Sprache als Ventil ist wichtg. Es hat eine befreiende Wirkung, Unangenehmes auszusprechen, zu fluchen oder auch mal zu schreien. Damit werden Emotionen abgebaut, die sonst nicht verschwinden, sondern sich häufig aufbauen, bis sie andernorts deutlich heftiger ausbrechen.
Politisch unkorrekte Witze sind zB ein wunderbares Mittel, Ängste wegzulachen und zu verarbeiten. Und dann, wenn sie ihren Zweck erfüllt haben, verschwinden die Witze erstaunlicherweise auch wieder. Ich weiß nicht, ob es gut ist, das kategorisch zu verbieten.

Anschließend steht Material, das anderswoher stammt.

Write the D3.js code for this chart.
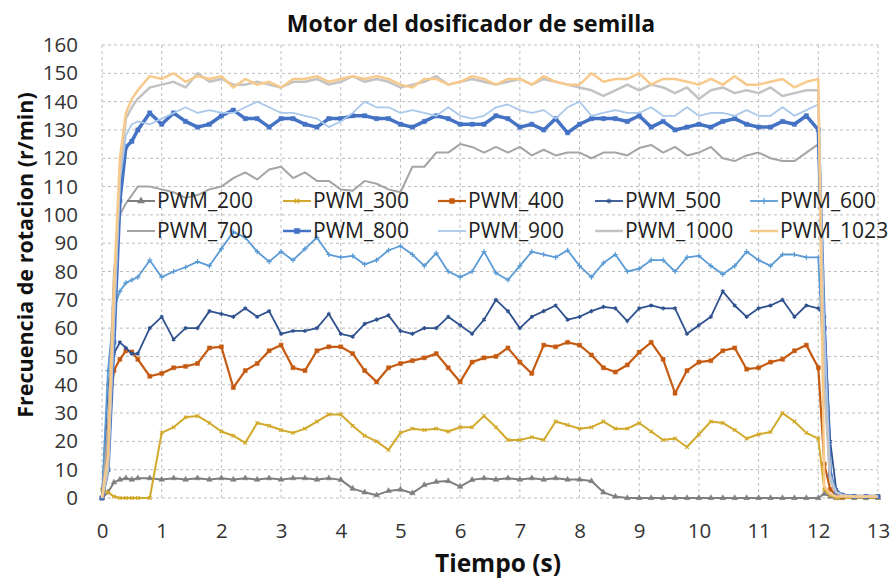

Sonst führt das schnell zur gegenteiligen Wirkung. Weil dieses grassierende Vokabelverbot eine spürbare Gereiztheit gegenüber den Schutzzielen provoziert. Die Suche nach aktuell geduldeten Vokabeln ist Stress, gerade für die, die nicht täglich solche Themen studieren. Den verbindet man, psychologisch nachvollziehbar, mit jenen, die man gerade bezeichnen wollte. Die negativen Gefühle werden also mit diesem Bild gemarkert und damit künftig vermieden. So wird das Gegenteil des Gewollten erreicht, aber die Sprachhygieniker können immer eifriger wettern.

Fazit

Also geht mit Sprache wieder unverkrampft um. Sprecht, wie ihr verstanden werden wollt und seid offen für das, was zurückkommt. Mit einem „So habe ich es nicht gemeint“, lässt sich das meiste geradebiegen. So aber können wir gemeinsam entscheiden, ob der Sprecher oder der Hörer im konkreten Fall die Korrektur vornehmen soll.